When you blindhem the bottom hem area of each side, insert a drapery weight into the double folded area on the bottom.  (I had a lot of bulk in this area so my blindhem started about an inch above the bottom fold) You can buy weights at Joann’s like I did or also I used small washers from Home Depot that were small enough to fit into the 1 ¼ fold.
 Here’s a great tip I got from Pam Damour.  Lay your bottom and side hem panel on the floor one more time, again, “wrong” or lined side facing up.  (No she doesn’t do hers on the floor but I had to in my pics)  Measure from the bottom hem with a ruler to the finished length you want for your panel.  My finished length was 98 inches.  Measure three times across your panel, at either side and in the middle.  Draw a line across the lining connecting those three marks.  Now measure up 8 inches from that line.  Cut off the excess.  Here’s where I made sure that I didn’t have extra interlining caught in the top hem fold.  Depending on how accurately I had cut the flannel, sometimes I had to reach inside the top area and trim away extra flannel to make sure it wasn’t “bulking” up that top hem area.   (Her method insures that you have the same length for all your panels.  Of course, that doesn't mean I have the same wall length on all my 60 year old walls!)

Pleats marked with chalk
Press this new top hem at your pressing area.  Cut a length of 4 inch wide pleating tape (from Joann’s drapery area) to fit.  Tuck the tape into the top hem and fold the remaining 4 inches underneath.  Press again and pin to hold in place.
Mark your pleats as you want them.  I made 5 sets of pleats with 3 ¾ inches between each pleat and side areas of 21/2 inches.  I used my Chalkener to mark those lines.
Inverted box pleat from
the front
Pin pleats into place.  For inverted box pleats make the pleat form to the back of the panel.  Stitch all five pleats.  Pam’s other very useful tip was to start stitching at least ½ inch from the top hem area, then backstitch and continue to sew the pleat.  It keeps the hem area even since you are sewing through quite a few thicknesses.  It’s a little bulky but my Viking had no problems.   

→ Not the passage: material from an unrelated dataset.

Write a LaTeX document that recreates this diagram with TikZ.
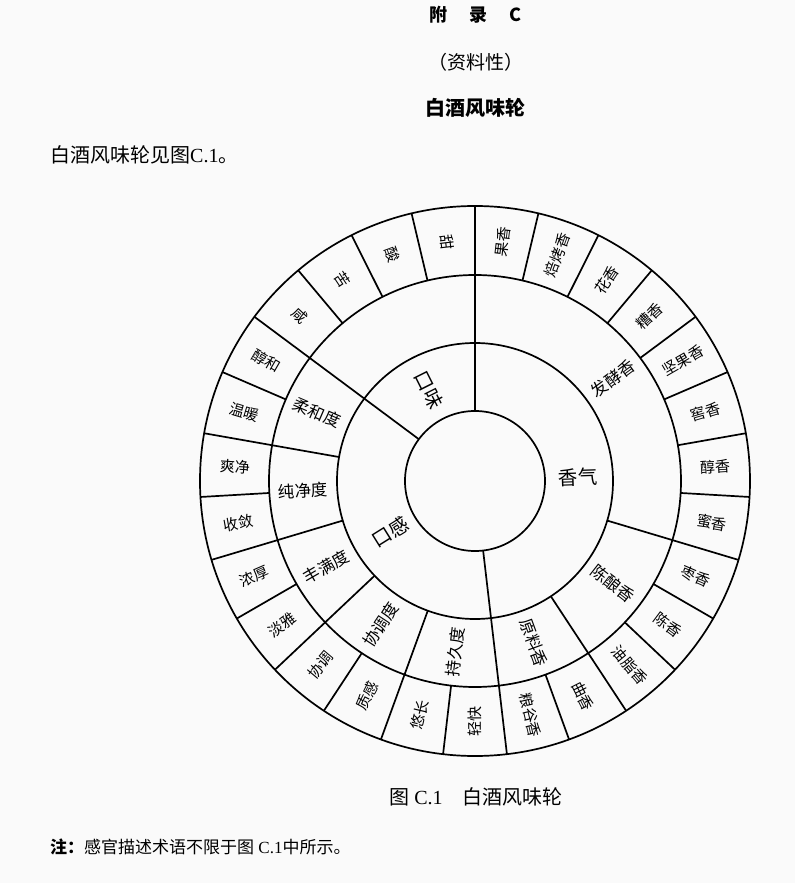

Inverted box pleat from back
with stitch in the ditch showing

Form the inverted box by opening the pleat to the back, centering the pleat fabric so that a box pleat is formed.  From the front, right side, stitch in the ditch down the center of the box pleat to keep that fold intact.   

Slip stitch by hand the very ends of the hem area corners.  Insert pins ( if you are using them) into the back of the pleat.  I used 7 pins, one in each pleat and one in each panel side hem area.  My pins were placed approximately half way down the pleat box.  (I asked my husband to insert the pins since there’s lot of bulk in those pleats.) Hang from rings on rod.  These are not functioning panels, merely decorative.  I anchored the first ring on the outside of the rod bracket and the rest inside the mounting bracket.  After hanging the panels, if desired, train them overnight by tying the pleats into place with wide fabric pieces to hold the folds in place.

The home dec flannel and cotton lining are from Joann's and the Duralee decorator fabric I ordered from Joni Fine at sales at source4interiors.com.  

So this is how I started National Sewing Month this year. Labor Day weekend always feels like the real new year to me and I was glad to finish this much anticipated project.  Learning to blog will be another new challenge.  

1 comment:

  1. The curtains looks great! And you have put so much useful information about construction in this post - thanks.